Tactically the battle allowed Edward to land his army, which went on to besiege Tournai, a city in Flanders loyal to Philip VI, although the campaign ended in failure. In the aftermath of the battle, the French suffered an invasion scare and rushed troops to their coastal districts. Philip ordered that Barbavera be arrested for desertion; Barbavera was imprisoned until the following year. Strategically the victory had little effect. It gave the English fleet naval supremacy in the English Channel, but Philip had greater resources than Edward and was able to rapidly rebuild the French navy around the ships which had escaped and those which were not involved in the battle. Within a month a French squadron under their new admiral, Robert de Houdetot, captured 30 merchantmen from an English wool convoy and threw the crews overboard. French ships continued to capture English merchantmen in the North Sea and to run men and munitions to their allies, the Scots. Nevertheless, the naval historian Graham Cushway says the loss of mariners economically devastated Norman and Picard maritime trade. An almshouse was set up at Leure (near Harfleur) to care for survivors too injured to work as seamen.

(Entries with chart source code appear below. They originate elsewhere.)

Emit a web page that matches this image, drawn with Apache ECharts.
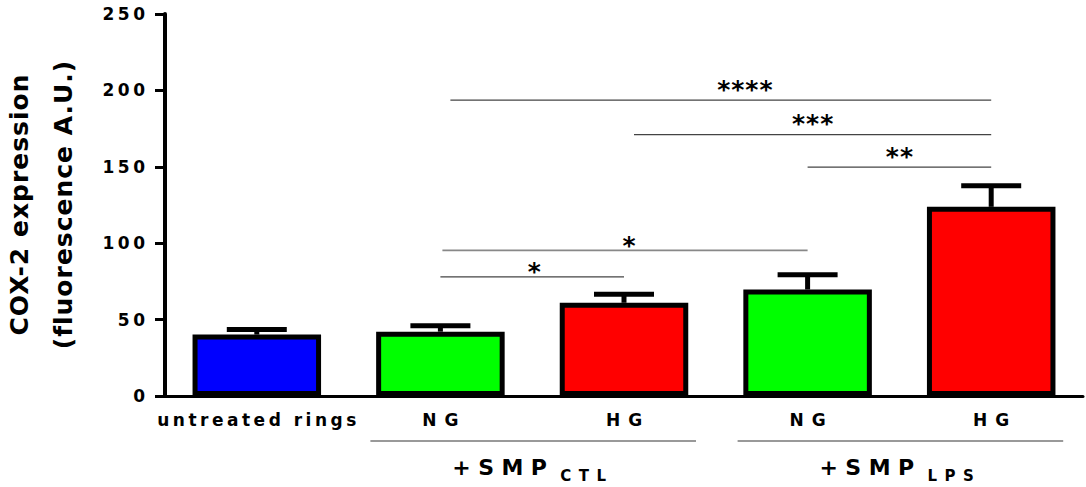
<!DOCTYPE html>
<html><head><meta charset="utf-8">
<script src="https://cdn.jsdelivr.net/npm/echarts@6/dist/echarts.min.js"></script>
<style>html,body{margin:0;padding:0;background:#fff}#c{width:1086px;height:487px}</style>
</head><body><div id="c"></div>
<script>
// ---- data ----
const categories = ['untreated rings', 'NG', 'HG', 'NG', 'HG'];
const means = [40.2, 42.1, 61.0, 69.7, 123.8];
const upperErr = [43.5, 45.9, 66.6, 79.3, 137.6];
const barColors = ['#0000ff', '#00ff00', '#ff0000', '#00ff00', '#ff0000'];
const yMin = 0, yMax = 250, yStep = 50;
const sigStart = [1, 2, 3, 1, 1];
const sigEnd = [4, 4, 4, 3, 2];
const sigY = [193.7, 171.0, 149.8, 95.3, 78.0];
const sigLabels = ['****', '***', '**', '*', '*'];
const groupMain = ['+SMP', '+SMP'];
const groupSub = ['CTL', 'LPS'];
const groupFirst = [1, 3];
const groupLast = [2, 4];
const yTitle = 'COX-2 expression\n(fluorescence A.U.)';

// ---- styles ----
const FONT = '"DejaVu Sans", "Liberation Sans", Arial, sans-serif';
const sigInsetLeft = [10, 10, 0, 2, 0];
const sigLabelDx = [24, 0, 0, 4, 2];

const chart = echarts.init(document.getElementById('c'), null, {renderer: 'svg'});

const option = {
  animation: false,
  backgroundColor: '#fff',
  grid: {left: 165, right: 3, top: 14, bottom: 91, containLabel: false, outerBoundsMode: 'none'},
  xAxis: {
    type: 'category',
    data: categories,
    axisLine: {lineStyle: {color: '#000', width: 3}},
    axisTick: {alignWithLabel: true, length: 8, lineStyle: {color: '#000', width: 3}},
    axisLabel: {interval: 0, margin: 15, color: '#000', fontWeight: 'bold', fontSize: 17, fontFamily: FONT}
  },
  yAxis: {
    type: 'value', min: yMin, max: yMax, interval: yStep,
    name: yTitle, nameLocation: 'middle', nameRotate: 90, nameGap: 80,
    nameTextStyle: {color: '#000', fontWeight: 'bold', fontSize: 25, fontFamily: FONT, lineHeight: 44},
    splitLine: {show: false},
    axisLine: {show: true, lineStyle: {color: '#000', width: 4}},
    axisTick: {show: true, length: 10, lineStyle: {color: '#000', width: 3}},
    axisLabel: {margin: 20, color: '#000', fontWeight: 'bold', fontSize: 17, fontFamily: FONT}
  },
  series: [
    {
      type: 'bar',
      barWidth: '70%',
      data: means.map((v, i) => ({value: v, itemStyle: {color: barColors[i]}})),
      itemStyle: {borderColor: '#000', borderWidth: 5}
    },
    {
      type: 'custom',
      z: 3,
      data: means.map((m, i) => [i, m, upperErr[i]]),
      encode: {x: 0, y: [1, 2]},
      renderItem: function (params, api) {
        const x = api.value(0);
        const p0 = api.coord([x, api.value(1)]);
        const p1 = api.coord([x, api.value(2)]);
        return {
          type: 'group',
          children: [
            {type: 'line', shape: {x1: p0[0], y1: p0[1], x2: p1[0], y2: p1[1]}, style: {stroke: '#000', lineWidth: 5}},
            {type: 'line', shape: {x1: p1[0] - 30, y1: p1[1], x2: p1[0] + 30, y2: p1[1]}, style: {stroke: '#000', lineWidth: 5}}
          ]
        };
      }
    },
    {
      type: 'custom',
      z: 4,
      data: sigStart.map((s, i) => [s, sigEnd[i], sigY[i]]),
      encode: {x: [0, 1], y: 2},
      renderItem: function (params, api) {
        const i = params.dataIndex;
        const a = api.coord([api.value(0), api.value(2)]);
        const b = api.coord([api.value(1), api.value(2)]);
        const single = sigLabels[i].length === 1;
        const mid = (a[0] + sigInsetLeft[i] + b[0]) / 2 + sigLabelDx[i];
        return {
          type: 'group',
          children: [
            {type: 'line', shape: {x1: a[0] + sigInsetLeft[i], y1: a[1], x2: b[0], y2: b[1]},
             style: {stroke: i === 3 ? '#888' : '#444', lineWidth: i === 3 ? 1.8 : 1.2}},
            {type: 'text', x: mid, y: a[1] - (single ? 5 : 11),
             style: {text: sigLabels[i], fill: '#000', font: 'bold 25px ' + FONT, align: 'center', verticalAlign: 'middle'}}
          ]
        };
      }
    }
  ]
};
chart.setOption(option);

function buildGroups() {
  const y0 = chart.convertToPixel({yAxisIndex: 0}, 0);
  const els = [];
  for (let g = 0; g < groupMain.length; g++) {
    const xa = chart.convertToPixel({xAxisIndex: 0}, groupFirst[g]);
    const xb = chart.convertToPixel({xAxisIndex: 0}, groupLast[g]);
    const mid = (xa + xb) / 2;
    els.push({type: 'line', shape: {x1: xa - 70, y1: y0 + 45, x2: xb + 72, y2: y0 + 45},
      style: {stroke: '#777', lineWidth: 1.5}});
    els.push({type: 'text', x: mid - 80, y: y0 + 71,
      style: {text: groupMain[g], fill: '#000', font: 'bold 22px ' + FONT, align: 'left', verticalAlign: 'middle'}});
    els.push({type: 'text', x: mid + 28, y: y0 + 80,
      style: {text: groupSub[g], fill: '#000', font: 'bold 15px ' + FONT, align: 'left', verticalAlign: 'middle'}});
  }
  chart.setOption({graphic: {elements: els}});
}
buildGroups();

function spacingFor(s) {
  if (/^\d+$/.test(s)) return 3.5;
  if (s === 'untreated rings') return 3.5;
  if (s === 'NG' || s === 'HG') return 8;
  if (/^\*+$/.test(s)) return 1;
  if (s === '+SMP') return 7.5;
  if (s === 'CTL' || s === 'LPS') return 7.5;
  return 1;
}
function applySpacing() {
  const texts = document.querySelectorAll('#c text');
  texts.forEach(t => {
    const ls = spacingFor(t.textContent);
    t.style.letterSpacing = ls + 'px';
    const anchor = t.getAttribute('text-anchor');
    if (anchor === 'middle') t.setAttribute('dx', ls / 2);
    else if (anchor === 'end') t.setAttribute('dx', ls);
  });
}
chart.getZr().flush();
applySpacing();
chart.on('finished', applySpacing);
setTimeout(applySpacing, 50);
</script>
</body></html>
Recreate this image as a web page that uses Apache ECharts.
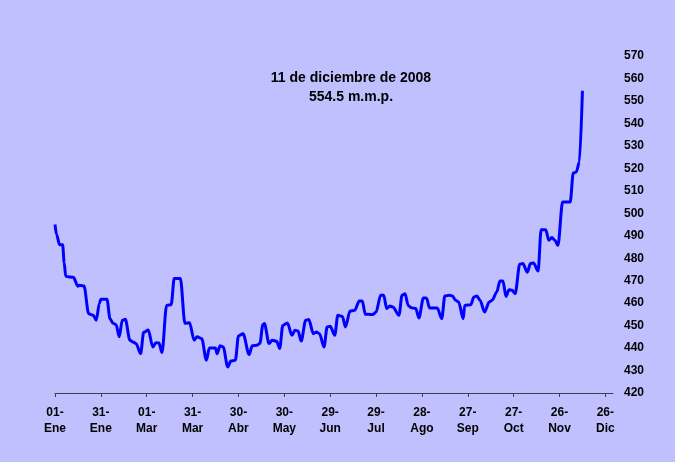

English coastal communities rejoiced in the victory and in the relief from French raids they supposed it brought. They were mistaken; later in the year the French raided the Isle of Wight, Portland, Teignmouth, Plymouth and the Channel Islands. The English retaliated in September by raiding Brest, capturing many ships, including six fully laden Genoese merchantmen. In 1341 French, Castilian and Portuguese squadrons successfully interdicted English communications with Gascony. Edward made some efforts to remove a few of his more corrupt officials, and revoked some privileges of some of the ports which had failed to supply ships.

The battle was later commemorated on Edward's gold noble coin, which depicted the King seated in a ship. The inscription reads: IHC TRANSIENS PER MEDIUM ILLORUM IBAT ("Jesus passing through the midst of them went his way"), an antiphon based on the Gospel of Luke 4:30, a text which was commonly invoked at the time for protection against harm in battle.